/---
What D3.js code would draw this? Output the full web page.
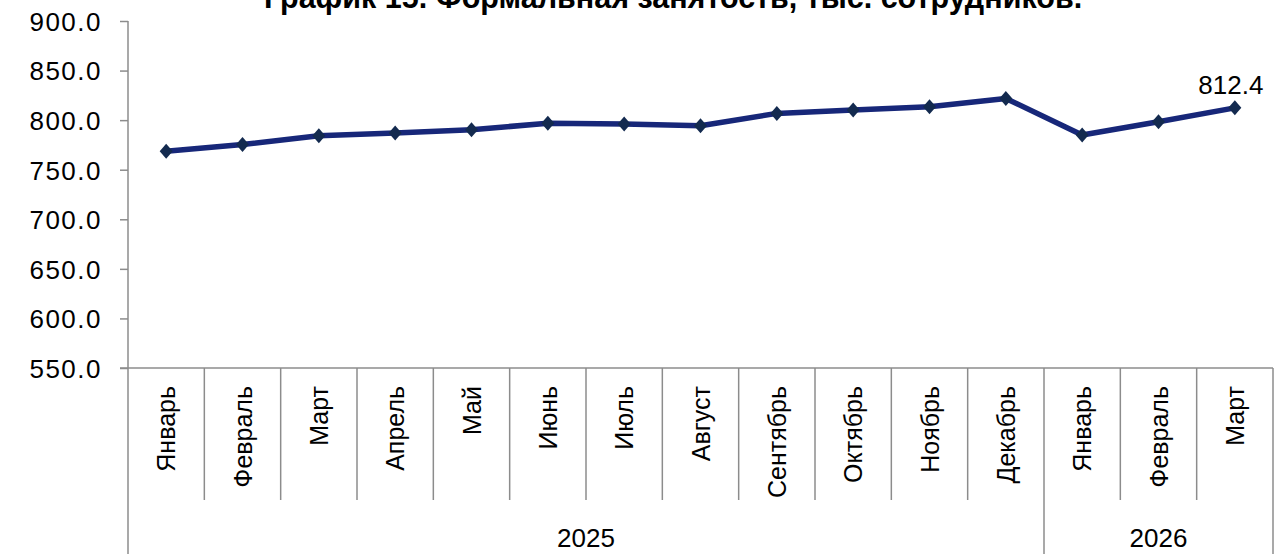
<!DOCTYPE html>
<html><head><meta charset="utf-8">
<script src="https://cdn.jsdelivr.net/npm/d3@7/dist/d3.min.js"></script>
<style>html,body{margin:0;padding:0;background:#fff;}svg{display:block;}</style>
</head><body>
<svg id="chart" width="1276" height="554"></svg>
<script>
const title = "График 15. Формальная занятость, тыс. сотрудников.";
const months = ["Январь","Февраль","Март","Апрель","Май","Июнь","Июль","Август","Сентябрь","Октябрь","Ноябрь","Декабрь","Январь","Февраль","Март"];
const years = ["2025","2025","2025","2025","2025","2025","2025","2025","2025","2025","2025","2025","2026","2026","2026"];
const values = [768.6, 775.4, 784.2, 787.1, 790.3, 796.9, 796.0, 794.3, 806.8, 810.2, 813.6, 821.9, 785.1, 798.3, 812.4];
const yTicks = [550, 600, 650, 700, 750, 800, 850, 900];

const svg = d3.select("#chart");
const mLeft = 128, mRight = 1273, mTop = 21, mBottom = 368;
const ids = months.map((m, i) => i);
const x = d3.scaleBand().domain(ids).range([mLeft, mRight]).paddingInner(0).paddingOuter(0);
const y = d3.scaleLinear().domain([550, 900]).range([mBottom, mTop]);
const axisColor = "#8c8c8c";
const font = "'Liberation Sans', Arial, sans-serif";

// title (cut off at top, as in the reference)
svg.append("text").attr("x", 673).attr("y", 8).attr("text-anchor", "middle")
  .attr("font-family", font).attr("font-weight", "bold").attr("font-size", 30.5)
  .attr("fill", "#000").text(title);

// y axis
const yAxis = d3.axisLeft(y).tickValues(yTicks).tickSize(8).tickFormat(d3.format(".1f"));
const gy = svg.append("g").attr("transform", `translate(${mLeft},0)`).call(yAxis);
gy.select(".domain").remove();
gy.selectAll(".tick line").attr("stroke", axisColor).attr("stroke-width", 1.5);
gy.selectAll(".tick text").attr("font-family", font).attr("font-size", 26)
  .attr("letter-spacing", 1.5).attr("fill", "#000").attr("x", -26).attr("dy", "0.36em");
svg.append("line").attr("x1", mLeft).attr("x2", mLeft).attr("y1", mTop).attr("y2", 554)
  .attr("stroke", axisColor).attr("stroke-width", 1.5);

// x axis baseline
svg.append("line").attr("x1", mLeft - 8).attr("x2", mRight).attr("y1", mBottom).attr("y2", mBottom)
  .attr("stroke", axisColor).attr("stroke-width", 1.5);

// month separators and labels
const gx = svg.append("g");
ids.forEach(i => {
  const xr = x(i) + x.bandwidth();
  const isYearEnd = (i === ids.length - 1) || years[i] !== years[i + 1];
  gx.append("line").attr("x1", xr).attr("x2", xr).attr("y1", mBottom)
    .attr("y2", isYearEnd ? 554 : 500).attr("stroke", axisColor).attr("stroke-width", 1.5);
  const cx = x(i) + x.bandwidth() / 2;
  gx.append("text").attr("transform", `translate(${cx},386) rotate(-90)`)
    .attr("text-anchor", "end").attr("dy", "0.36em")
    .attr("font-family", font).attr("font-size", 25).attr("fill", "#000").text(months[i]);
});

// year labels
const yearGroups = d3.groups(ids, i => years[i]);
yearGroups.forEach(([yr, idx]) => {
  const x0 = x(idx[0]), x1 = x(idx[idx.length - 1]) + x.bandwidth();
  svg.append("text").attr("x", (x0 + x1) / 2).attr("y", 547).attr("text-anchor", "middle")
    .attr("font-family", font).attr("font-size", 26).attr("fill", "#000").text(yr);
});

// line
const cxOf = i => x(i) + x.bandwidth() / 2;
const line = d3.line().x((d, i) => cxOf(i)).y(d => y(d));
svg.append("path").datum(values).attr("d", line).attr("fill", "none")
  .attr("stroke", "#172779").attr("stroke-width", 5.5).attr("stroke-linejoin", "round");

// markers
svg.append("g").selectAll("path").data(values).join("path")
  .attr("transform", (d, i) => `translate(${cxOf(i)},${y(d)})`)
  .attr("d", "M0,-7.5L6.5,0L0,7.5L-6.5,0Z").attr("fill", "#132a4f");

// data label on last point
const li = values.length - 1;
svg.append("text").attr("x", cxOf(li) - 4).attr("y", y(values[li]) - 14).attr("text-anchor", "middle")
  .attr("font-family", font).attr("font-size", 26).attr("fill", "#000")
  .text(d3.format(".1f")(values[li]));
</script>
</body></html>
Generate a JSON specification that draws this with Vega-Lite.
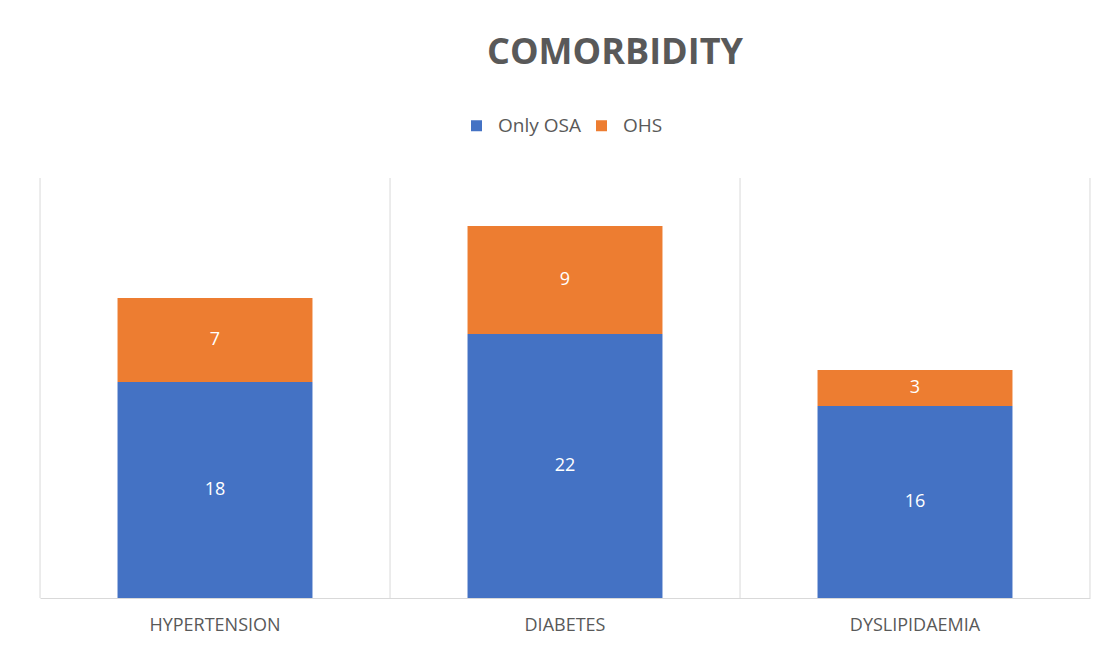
\---
Stated problem » In your copy of the records, include no pictures; repeat everything else exactly.

Output for this task »
What D3.js code would draw this? Output the full web page.
<!DOCTYPE html>
<html><head><meta charset="utf-8">
<script src="https://cdn.jsdelivr.net/npm/d3@7/dist/d3.min.js"></script>
<style>html,body{margin:0;padding:0;background:#fff;}svg{display:block;}</style>
</head><body>
<svg id="chart" width="1276" height="554"></svg>
<script>
const title = "График 15. Формальная занятость, тыс. сотрудников.";
const months = ["Январь","Февраль","Март","Апрель","Май","Июнь","Июль","Август","Сентябрь","Октябрь","Ноябрь","Декабрь","Январь","Февраль","Март"];
const years = ["2025","2025","2025","2025","2025","2025","2025","2025","2025","2025","2025","2025","2026","2026","2026"];
const values = [768.6, 775.4, 784.2, 787.1, 790.3, 796.9, 796.0, 794.3, 806.8, 810.2, 813.6, 821.9, 785.1, 798.3, 812.4];
const yTicks = [550, 600, 650, 700, 750, 800, 850, 900];

const svg = d3.select("#chart");
const mLeft = 128, mRight = 1273, mTop = 21, mBottom = 368;
const ids = months.map((m, i) => i);
const x = d3.scaleBand().domain(ids).range([mLeft, mRight]).paddingInner(0).paddingOuter(0);
const y = d3.scaleLinear().domain([550, 900]).range([mBottom, mTop]);
const axisColor = "#8c8c8c";
const font = "'Liberation Sans', Arial, sans-serif";

// title (cut off at top, as in the reference)
svg.append("text").attr("x", 673).attr("y", 8).attr("text-anchor", "middle")
  .attr("font-family", font).attr("font-weight", "bold").attr("font-size", 30.5)
  .attr("fill", "#000").text(title);

// y axis
const yAxis = d3.axisLeft(y).tickValues(yTicks).tickSize(8).tickFormat(d3.format(".1f"));
const gy = svg.append("g").attr("transform", `translate(${mLeft},0)`).call(yAxis);
gy.select(".domain").remove();
gy.selectAll(".tick line").attr("stroke", axisColor).attr("stroke-width", 1.5);
gy.selectAll(".tick text").attr("font-family", font).attr("font-size", 26)
  .attr("letter-spacing", 1.5).attr("fill", "#000").attr("x", -26).attr("dy", "0.36em");
svg.append("line").attr("x1", mLeft).attr("x2", mLeft).attr("y1", mTop).attr("y2", 554)
  .attr("stroke", axisColor).attr("stroke-width", 1.5);

// x axis baseline
svg.append("line").attr("x1", mLeft - 8).attr("x2", mRight).attr("y1", mBottom).attr("y2", mBottom)
  .attr("stroke", axisColor).attr("stroke-width", 1.5);

// month separators and labels
const gx = svg.append("g");
ids.forEach(i => {
  const xr = x(i) + x.bandwidth();
  const isYearEnd = (i === ids.length - 1) || years[i] !== years[i + 1];
  gx.append("line").attr("x1", xr).attr("x2", xr).attr("y1", mBottom)
    .attr("y2", isYearEnd ? 554 : 500).attr("stroke", axisColor).attr("stroke-width", 1.5);
  const cx = x(i) + x.bandwidth() / 2;
  gx.append("text").attr("transform", `translate(${cx},386) rotate(-90)`)
    .attr("text-anchor", "end").attr("dy", "0.36em")
    .attr("font-family", font).attr("font-size", 25).attr("fill", "#000").text(months[i]);
});

// year labels
const yearGroups = d3.groups(ids, i => years[i]);
yearGroups.forEach(([yr, idx]) => {
  const x0 = x(idx[0]), x1 = x(idx[idx.length - 1]) + x.bandwidth();
  svg.append("text").attr("x", (x0 + x1) / 2).attr("y", 547).attr("text-anchor", "middle")
    .attr("font-family", font).attr("font-size", 26).attr("fill", "#000").text(yr);
});

// line
const cxOf = i => x(i) + x.bandwidth() / 2;
const line = d3.line().x((d, i) => cxOf(i)).y(d => y(d));
svg.append("path").datum(values).attr("d", line).attr("fill", "none")
  .attr("stroke", "#172779").attr("stroke-width", 5.5).attr("stroke-linejoin", "round");

// markers
svg.append("g").selectAll("path").data(values).join("path")
  .attr("transform", (d, i) => `translate(${cxOf(i)},${y(d)})`)
  .attr("d", "M0,-7.5L6.5,0L0,7.5L-6.5,0Z").attr("fill", "#132a4f");

// data label on last point
const li = values.length - 1;
svg.append("text").attr("x", cxOf(li) - 4).attr("y", y(values[li]) - 14).attr("text-anchor", "middle")
  .attr("font-family", font).attr("font-size", 26).attr("fill", "#000")
  .text(d3.format(".1f")(values[li]));
</script>
</body></html>
Generate a JSON specification that draws this with Vega-Lite.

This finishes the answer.